Conclusion: Believers can and should enjoy a calm, steady assurance that they are saved. Such confidence is based on three things: the promises of the Bible, practical evidences (fruit) that typically accompany salvation, and the inner witness of the Holy Spirit. If any of these is missing or questionable, lack of assurance will result. But if they are present, the believer should have no doubts regarding his security in Christ.

Discussion:

  1. What are the three bases upon which one should base his assurance? Orthodox profession of faith, evidence of spiritual life, internal assurance from the H.S.

  2. Why is it dangerous to base your assurance of salvation on the fact that your raised your hand, walked an aisle, or prayed a prayer? Those activities do not save anyone.

  3. Are we capable of judging whether anyone else is saved? Yes and no. If they don’t claim to be saved, then yes, we can agree that they are not saved. If they claim to be saved but are in error on what they believe, again we can conclude that they are not saved. But if they claim to be saved and have an orthodox profession of faith, then we may doubt that they are saved, but we can’t know for sure.
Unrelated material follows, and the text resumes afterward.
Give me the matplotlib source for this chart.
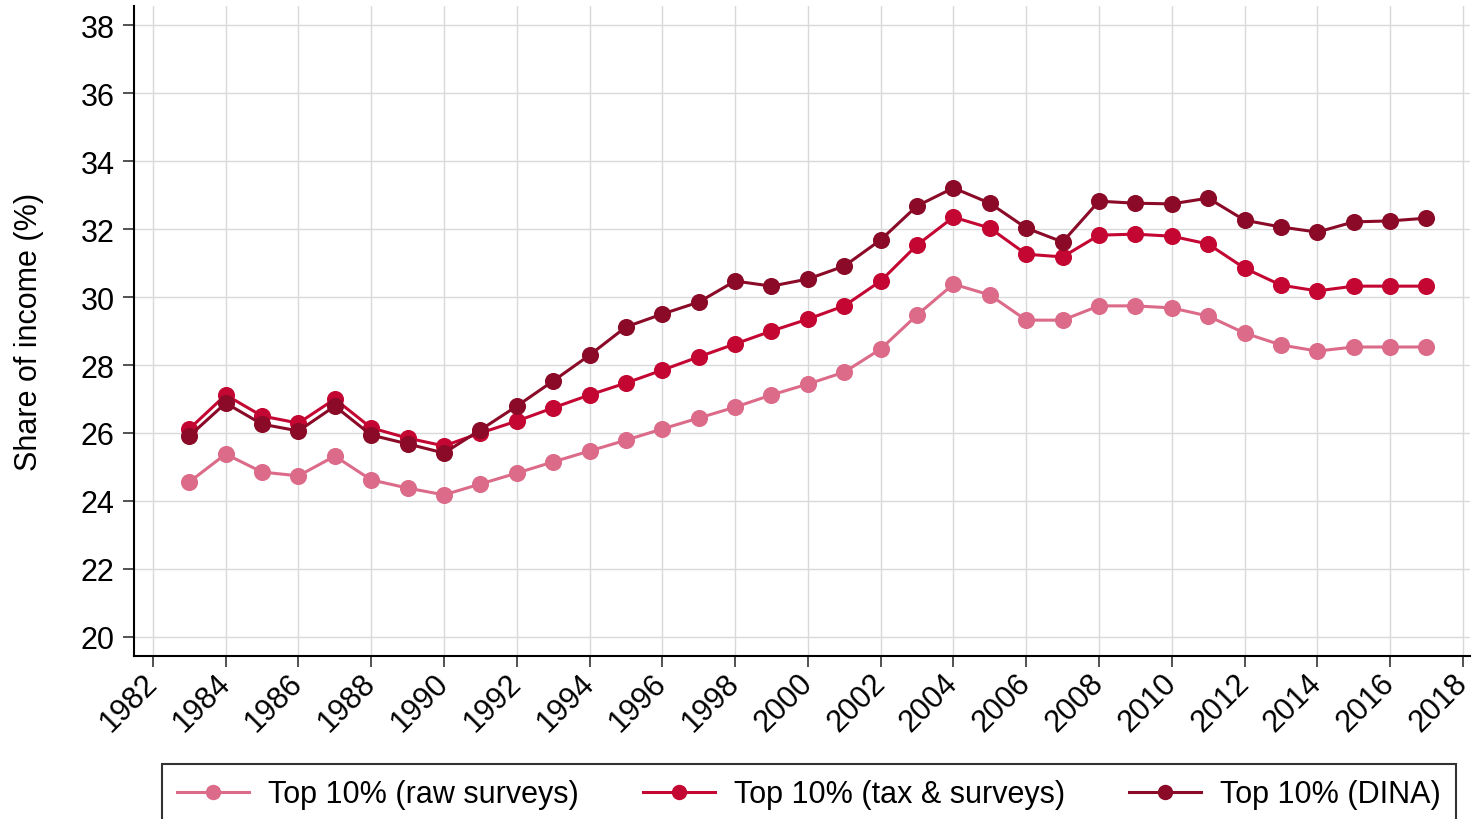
import matplotlib
matplotlib.use("Agg")
import matplotlib.pyplot as plt
import numpy as np

plt.rcParams['font.family'] = ['Liberation Sans', 'DejaVu Sans']

years = list(range(1983, 2018))
raw_surveys = [24.56, 25.38, 24.85, 24.74, 25.32, 24.62, 24.38, 24.18, 24.50, 24.82,
               25.15, 25.47, 25.79, 26.12, 26.44, 26.76, 27.12, 27.44, 27.79, 28.47,
               29.47, 30.38, 30.06, 29.32, 29.32, 29.74, 29.74, 29.68, 29.44, 28.94,
               28.59, 28.41, 28.53, 28.53, 28.53]
tax_surveys = [26.12, 27.12, 26.50, 26.29, 27.00, 26.15, 25.85, 25.62, 26.00, 26.35,
               26.74, 27.12, 27.47, 27.85, 28.24, 28.62, 29.00, 29.35, 29.74, 30.47,
               31.53, 32.35, 32.03, 31.26, 31.18, 31.82, 31.85, 31.79, 31.56, 30.85,
               30.35, 30.18, 30.32, 30.32, 30.32]
dina = [25.91, 26.88, 26.26, 26.06, 26.79, 25.94, 25.68, 25.41, 26.09, 26.79,
        27.53, 28.29, 29.12, 29.50, 29.85, 30.47, 30.32, 30.53, 30.91, 31.68,
        32.68, 33.21, 32.76, 32.03, 31.62, 32.82, 32.76, 32.74, 32.91, 32.26,
        32.06, 31.91, 32.21, 32.24, 32.32]
labels = ["Top 10% (raw surveys)", "Top 10% (tax & surveys)", "Top 10% (DINA)"]
colors = ["#DB6B88", "#C40633", "#8A0A27"]
xticks = list(range(1982, 2019, 2))
yticks = list(range(20, 39, 2))

fig = plt.figure(figsize=(14.82, 8.2), dpi=100)
ax = fig.add_axes([0.0904, 0.1988, 0.9016, 0.7930])

for series, lab, col in zip([raw_surveys, tax_surveys, dina], labels, colors):
    ax.plot(years, series, color=col, lw=2.2, marker='o', ms=12.3,
            markeredgewidth=0, label=lab, zorder=3)

ax.set_xlim(1981.48, 2018.2)
ax.set_ylim(19.44, 38.57)
ax.set_xticks(xticks)
ax.set_yticks(yticks)
ax.set_xticklabels([str(x) for x in xticks], rotation=45, ha='right', va='center',
                   rotation_mode='anchor', fontsize=22)
ax.tick_params(axis='y', labelsize=22, length=8, width=1.2, color='#333333', pad=6)
ax.tick_params(axis='x', length=8, width=1.2, color='#333333', pad=8)
ax.grid(True, color='#d9d9d9', lw=1.0, zorder=0)
ax.set_axisbelow(True)
for s in ['top', 'right']:
    ax.spines[s].set_visible(False)
for s in ['left', 'bottom']:
    ax.spines[s].set_linewidth(1.5)
    ax.spines[s].set_color('black')
ax.set_ylabel("Share of income (%)", fontsize=22, labelpad=26)

leg = fig.legend(loc='upper left', bbox_to_anchor=(0.1093, 0.0, 0.8732, 0.0671),
                 bbox_transform=fig.transFigure, mode='expand', ncol=3,
                 fontsize=22, frameon=True, fancybox=False, borderaxespad=0,
                 handlelength=2.36, handletextpad=0.62, markerscale=0.9,
                 borderpad=0.5)
leg.get_frame().set_edgecolor('black')
leg.get_frame().set_linewidth(1.5)

fig.savefig("out.png", dpi=100)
  4. What if I don’t feel saved? Salv. is not based on feelings/emotions. On the other hand, if you doubt your salvation, you need to re-evaluate whether or not you are truly saved. Salvation is not emotion based, but there is an emotional, “feeling” aspect to assurance. If the evidence is not there, the feeling will likely not be there, either.

  5. Can a saved person ever lose salvation? No. A saved person will persevere in faith and in good works. If not, they never were saved to begin with. Lots of theological problems associated with losing salvation.

  6. Why is it unwise to assure a new convert that he really is saved right after his profession of faith? Because it’s very easy to make a false/empty profession of faith. Assurance is the result of a process. It takes time for fruit to develop, and assurance comes from fruitfulness. It’s best to adopt a “time will tell” attitude.